Kasım 1999'da Galatasaray'ın UEFA şampiyonu olma ihtimali bahisçilere göre 1'e 250 olarak gösteriliyorken, artık 1'e 6 şans veriliyordu. Yani favori Arsenal, Galatasaray'ın şampiyonluğu da büyük sürprizdi. Futbol camiası öyle günlerden geçiyordu ki Fenerbahçe'nin başkanı Aziz Yıldırım gazeteci Can Ataklı'nın sorusuna karşılık 'Galatasaray kupayı alırsa kulübe gider Faruk Süren'i ve futbolcuları kutlarım' açıklaması yapmıştı.
GALATASARAY MİLLİ TAKIMI DA UÇURDU
Galatasaray sevenleri dışında tüm dünyayı yanılttı. Önce 90 dakika, sonra da yarım saatlik uzatmalar golsüz beraberlikle sonuçlandı. O zaman uygulanan Altın Gol kuralı nedeniyle nefesler tutulmuştu. Tek gol finali anında bitiriyordu. O da tutmadı ve Cimbom penaltı atışlarında hiçbir golü kaçırmayarak Arsenal'i Danimarka'nın başkenti Kopenhag'daki Parken Stadı'nın çimlerine gömerek tüm dünyaya zaferini ilan etti.
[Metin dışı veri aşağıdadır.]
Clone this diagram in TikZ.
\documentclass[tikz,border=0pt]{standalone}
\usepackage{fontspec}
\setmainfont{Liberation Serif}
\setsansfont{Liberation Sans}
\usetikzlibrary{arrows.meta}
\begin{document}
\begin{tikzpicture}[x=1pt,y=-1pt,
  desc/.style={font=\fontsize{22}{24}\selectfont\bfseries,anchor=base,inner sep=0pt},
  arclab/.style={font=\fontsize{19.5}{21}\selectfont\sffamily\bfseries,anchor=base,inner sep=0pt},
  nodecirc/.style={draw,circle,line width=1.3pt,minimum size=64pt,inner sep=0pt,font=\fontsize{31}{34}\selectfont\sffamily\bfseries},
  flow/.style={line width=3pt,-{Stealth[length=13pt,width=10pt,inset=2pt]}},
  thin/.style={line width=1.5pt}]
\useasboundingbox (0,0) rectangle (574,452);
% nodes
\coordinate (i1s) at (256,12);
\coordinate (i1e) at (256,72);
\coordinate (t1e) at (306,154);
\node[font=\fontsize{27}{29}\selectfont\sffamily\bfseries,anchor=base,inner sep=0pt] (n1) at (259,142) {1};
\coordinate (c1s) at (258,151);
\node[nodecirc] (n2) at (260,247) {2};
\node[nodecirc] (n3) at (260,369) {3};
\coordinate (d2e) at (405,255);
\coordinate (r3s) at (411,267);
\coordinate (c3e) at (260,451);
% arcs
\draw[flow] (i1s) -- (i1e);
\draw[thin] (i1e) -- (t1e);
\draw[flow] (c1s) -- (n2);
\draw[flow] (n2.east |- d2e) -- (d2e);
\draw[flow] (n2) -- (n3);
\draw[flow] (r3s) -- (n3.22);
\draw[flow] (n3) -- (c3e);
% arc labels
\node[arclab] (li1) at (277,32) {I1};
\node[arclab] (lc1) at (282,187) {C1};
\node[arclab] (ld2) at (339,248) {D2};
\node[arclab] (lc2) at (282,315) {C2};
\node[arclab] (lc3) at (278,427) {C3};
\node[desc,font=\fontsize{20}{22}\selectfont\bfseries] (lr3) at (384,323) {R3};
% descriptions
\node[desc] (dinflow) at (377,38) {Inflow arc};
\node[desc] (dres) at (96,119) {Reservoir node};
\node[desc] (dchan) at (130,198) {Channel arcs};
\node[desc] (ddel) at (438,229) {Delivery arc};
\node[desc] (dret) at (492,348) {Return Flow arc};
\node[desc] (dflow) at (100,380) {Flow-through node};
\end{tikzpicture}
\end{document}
Fatih Terim daha sonra Galatasaray'dan ayrılarak İtalya'ya gitti. Lucescu'nun teknik direktörlüğünde bu sefer Süper Kupa'da Real Madrid'i yenen Cimbom tarihinin en parlak zaferini kazandı. Japonya-Güney Kore ortaklığında düzenlenen 2002 Dünya Kupası'na 12 Galatasaray kökenli futbolcuyla katılan Türkiye orada da dünya üçüncüsü olarak tarihe geçti.